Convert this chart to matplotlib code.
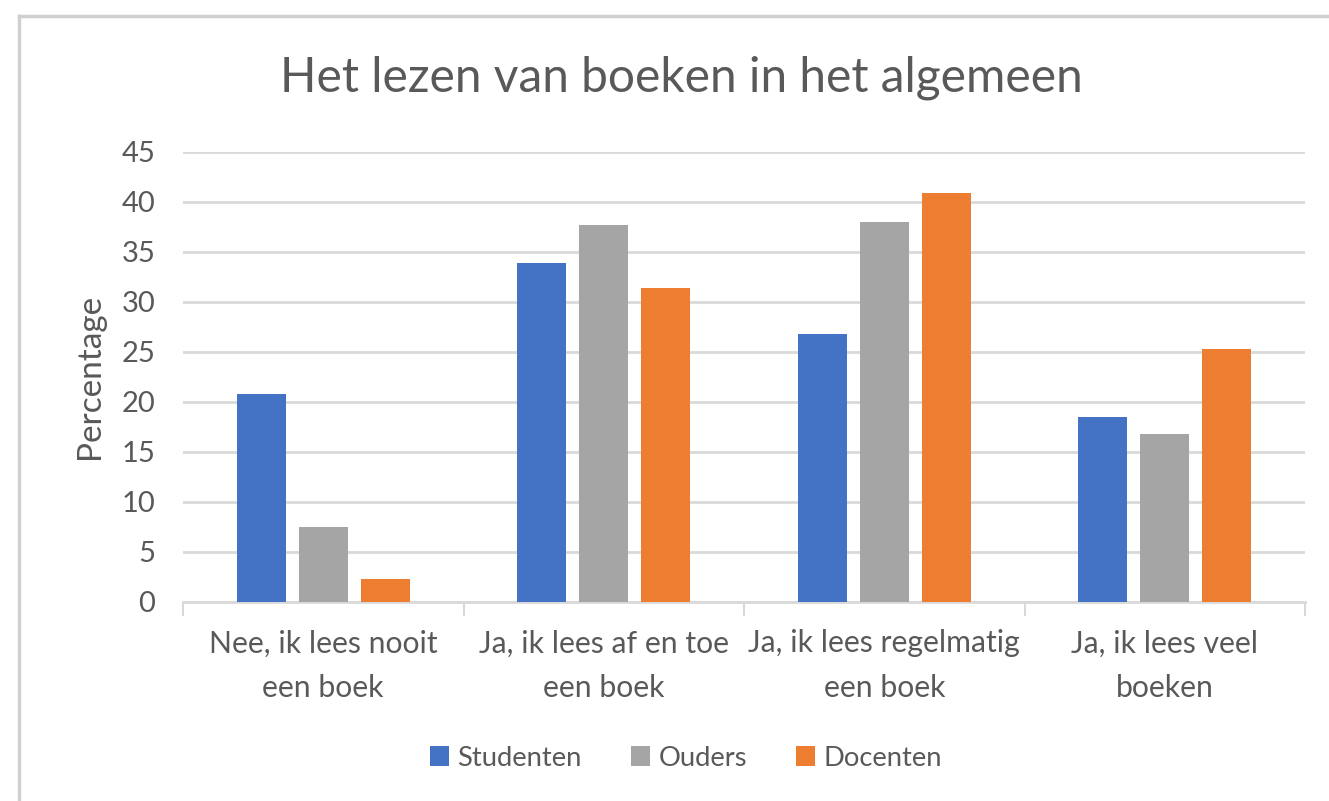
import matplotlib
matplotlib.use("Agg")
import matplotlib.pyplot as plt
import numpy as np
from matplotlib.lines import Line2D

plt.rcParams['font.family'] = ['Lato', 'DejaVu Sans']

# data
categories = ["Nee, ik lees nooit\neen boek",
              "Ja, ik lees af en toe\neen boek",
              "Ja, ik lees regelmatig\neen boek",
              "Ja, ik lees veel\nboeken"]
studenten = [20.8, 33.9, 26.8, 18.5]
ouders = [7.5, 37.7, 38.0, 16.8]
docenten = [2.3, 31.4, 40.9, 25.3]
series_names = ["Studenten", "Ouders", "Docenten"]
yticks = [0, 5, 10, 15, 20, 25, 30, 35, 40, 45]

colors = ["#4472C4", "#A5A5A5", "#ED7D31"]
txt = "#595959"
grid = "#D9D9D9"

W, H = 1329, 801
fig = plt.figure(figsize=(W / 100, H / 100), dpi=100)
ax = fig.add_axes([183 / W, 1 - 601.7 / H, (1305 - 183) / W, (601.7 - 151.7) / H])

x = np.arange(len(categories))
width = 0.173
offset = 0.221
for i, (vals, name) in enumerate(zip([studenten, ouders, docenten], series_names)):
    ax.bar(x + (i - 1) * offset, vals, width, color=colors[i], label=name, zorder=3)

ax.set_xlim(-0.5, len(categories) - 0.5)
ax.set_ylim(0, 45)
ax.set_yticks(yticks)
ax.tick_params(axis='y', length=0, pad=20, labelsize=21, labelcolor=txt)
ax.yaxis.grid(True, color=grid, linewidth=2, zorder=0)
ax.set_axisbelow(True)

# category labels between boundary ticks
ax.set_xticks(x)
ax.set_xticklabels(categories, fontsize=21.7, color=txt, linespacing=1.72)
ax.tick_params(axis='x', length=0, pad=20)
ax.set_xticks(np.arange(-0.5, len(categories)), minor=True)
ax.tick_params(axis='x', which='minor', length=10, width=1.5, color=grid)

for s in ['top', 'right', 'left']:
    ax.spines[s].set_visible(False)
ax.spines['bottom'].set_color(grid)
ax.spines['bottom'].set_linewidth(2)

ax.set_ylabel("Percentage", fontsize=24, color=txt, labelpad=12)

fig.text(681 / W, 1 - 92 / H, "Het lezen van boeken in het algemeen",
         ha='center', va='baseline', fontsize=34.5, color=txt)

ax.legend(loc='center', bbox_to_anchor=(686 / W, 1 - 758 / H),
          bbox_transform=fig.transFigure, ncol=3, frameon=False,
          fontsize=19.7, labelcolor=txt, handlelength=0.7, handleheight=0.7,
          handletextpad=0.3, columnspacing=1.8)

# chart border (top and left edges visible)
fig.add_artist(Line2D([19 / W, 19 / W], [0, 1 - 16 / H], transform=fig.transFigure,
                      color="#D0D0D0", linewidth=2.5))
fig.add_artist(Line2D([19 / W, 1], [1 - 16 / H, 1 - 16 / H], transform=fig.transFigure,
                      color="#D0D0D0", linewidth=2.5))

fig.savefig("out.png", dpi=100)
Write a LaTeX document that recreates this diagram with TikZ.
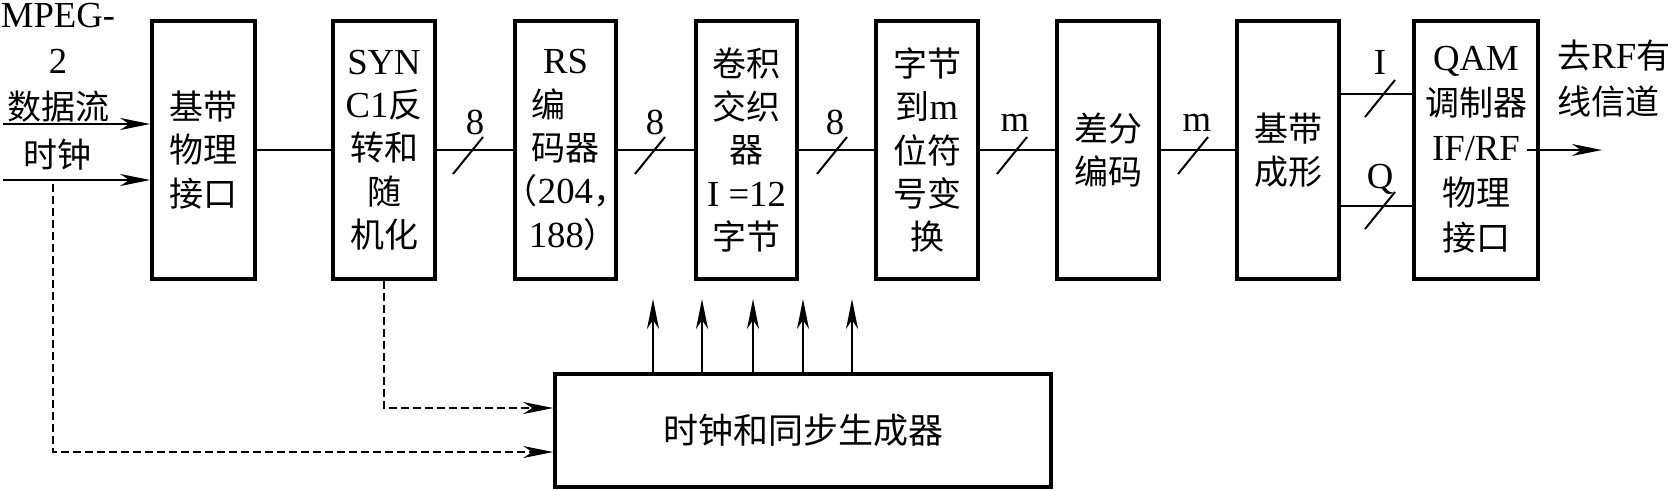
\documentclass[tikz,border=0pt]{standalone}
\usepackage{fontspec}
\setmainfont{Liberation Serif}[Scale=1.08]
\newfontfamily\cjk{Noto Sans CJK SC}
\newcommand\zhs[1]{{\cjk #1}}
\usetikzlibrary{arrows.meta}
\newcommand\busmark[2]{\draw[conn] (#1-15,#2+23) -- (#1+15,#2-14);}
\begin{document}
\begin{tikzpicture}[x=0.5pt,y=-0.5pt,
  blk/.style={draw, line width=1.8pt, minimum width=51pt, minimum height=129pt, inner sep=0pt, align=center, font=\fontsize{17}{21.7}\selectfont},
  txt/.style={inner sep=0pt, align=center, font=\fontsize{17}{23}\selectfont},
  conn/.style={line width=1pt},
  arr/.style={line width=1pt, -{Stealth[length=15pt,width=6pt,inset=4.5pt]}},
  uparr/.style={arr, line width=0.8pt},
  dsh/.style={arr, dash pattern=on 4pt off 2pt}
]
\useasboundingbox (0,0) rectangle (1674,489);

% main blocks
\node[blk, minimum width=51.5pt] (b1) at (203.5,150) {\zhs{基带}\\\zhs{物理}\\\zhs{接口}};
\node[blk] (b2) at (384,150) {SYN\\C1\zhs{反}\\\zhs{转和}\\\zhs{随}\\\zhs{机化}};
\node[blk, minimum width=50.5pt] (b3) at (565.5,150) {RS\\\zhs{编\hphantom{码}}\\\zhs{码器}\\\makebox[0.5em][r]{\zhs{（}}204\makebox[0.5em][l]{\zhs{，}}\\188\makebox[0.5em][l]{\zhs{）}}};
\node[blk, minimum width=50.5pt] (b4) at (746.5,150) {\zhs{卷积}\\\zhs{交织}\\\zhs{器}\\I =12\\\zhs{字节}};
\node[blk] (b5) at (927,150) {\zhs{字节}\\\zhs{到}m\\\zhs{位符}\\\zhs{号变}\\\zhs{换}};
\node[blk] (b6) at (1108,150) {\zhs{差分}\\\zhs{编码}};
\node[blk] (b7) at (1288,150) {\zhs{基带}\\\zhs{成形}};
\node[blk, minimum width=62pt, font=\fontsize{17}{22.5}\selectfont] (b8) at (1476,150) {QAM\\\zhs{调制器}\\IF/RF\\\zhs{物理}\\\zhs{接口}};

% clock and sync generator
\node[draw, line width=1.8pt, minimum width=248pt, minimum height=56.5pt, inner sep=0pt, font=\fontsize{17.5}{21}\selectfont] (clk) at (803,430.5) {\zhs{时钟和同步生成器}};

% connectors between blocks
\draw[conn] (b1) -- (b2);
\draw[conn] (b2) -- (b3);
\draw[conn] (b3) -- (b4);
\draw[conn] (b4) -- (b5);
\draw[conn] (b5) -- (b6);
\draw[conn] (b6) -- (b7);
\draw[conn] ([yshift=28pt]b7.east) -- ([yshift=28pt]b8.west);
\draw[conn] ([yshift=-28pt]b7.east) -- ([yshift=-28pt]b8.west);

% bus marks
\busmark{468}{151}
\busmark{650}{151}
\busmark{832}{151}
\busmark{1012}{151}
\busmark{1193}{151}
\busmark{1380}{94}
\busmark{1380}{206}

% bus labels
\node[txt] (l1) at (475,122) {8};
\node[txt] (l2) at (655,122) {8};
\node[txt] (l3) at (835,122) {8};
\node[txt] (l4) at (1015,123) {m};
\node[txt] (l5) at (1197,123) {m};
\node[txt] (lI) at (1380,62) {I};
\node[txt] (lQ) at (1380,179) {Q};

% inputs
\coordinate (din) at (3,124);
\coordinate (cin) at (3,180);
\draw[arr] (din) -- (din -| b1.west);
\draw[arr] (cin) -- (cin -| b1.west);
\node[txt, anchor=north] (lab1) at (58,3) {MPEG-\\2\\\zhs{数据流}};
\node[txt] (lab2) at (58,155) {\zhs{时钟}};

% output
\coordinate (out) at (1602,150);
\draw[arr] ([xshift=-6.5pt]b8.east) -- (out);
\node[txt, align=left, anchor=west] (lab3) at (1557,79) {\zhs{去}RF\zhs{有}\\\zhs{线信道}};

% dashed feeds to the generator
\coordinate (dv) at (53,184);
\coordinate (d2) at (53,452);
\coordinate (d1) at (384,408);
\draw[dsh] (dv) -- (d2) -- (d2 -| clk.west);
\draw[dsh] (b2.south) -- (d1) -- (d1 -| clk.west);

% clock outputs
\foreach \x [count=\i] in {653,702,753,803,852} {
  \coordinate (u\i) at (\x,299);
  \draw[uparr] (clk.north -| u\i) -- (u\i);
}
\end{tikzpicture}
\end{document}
-.-.-
* **Task requirements**: Repeat the records above exactly, from the first line through the line containing "plt.rcParams['font.family'] = ['Lato', 'DejaVu", and leave out the pictures.

* **Reply to the exercise**:
Convert this chart to matplotlib code.
import matplotlib
matplotlib.use("Agg")
import matplotlib.pyplot as plt
import numpy as np
from matplotlib.lines import Line2D

plt.rcParams['font.family'] = ['Lato', 'DejaVu Sans']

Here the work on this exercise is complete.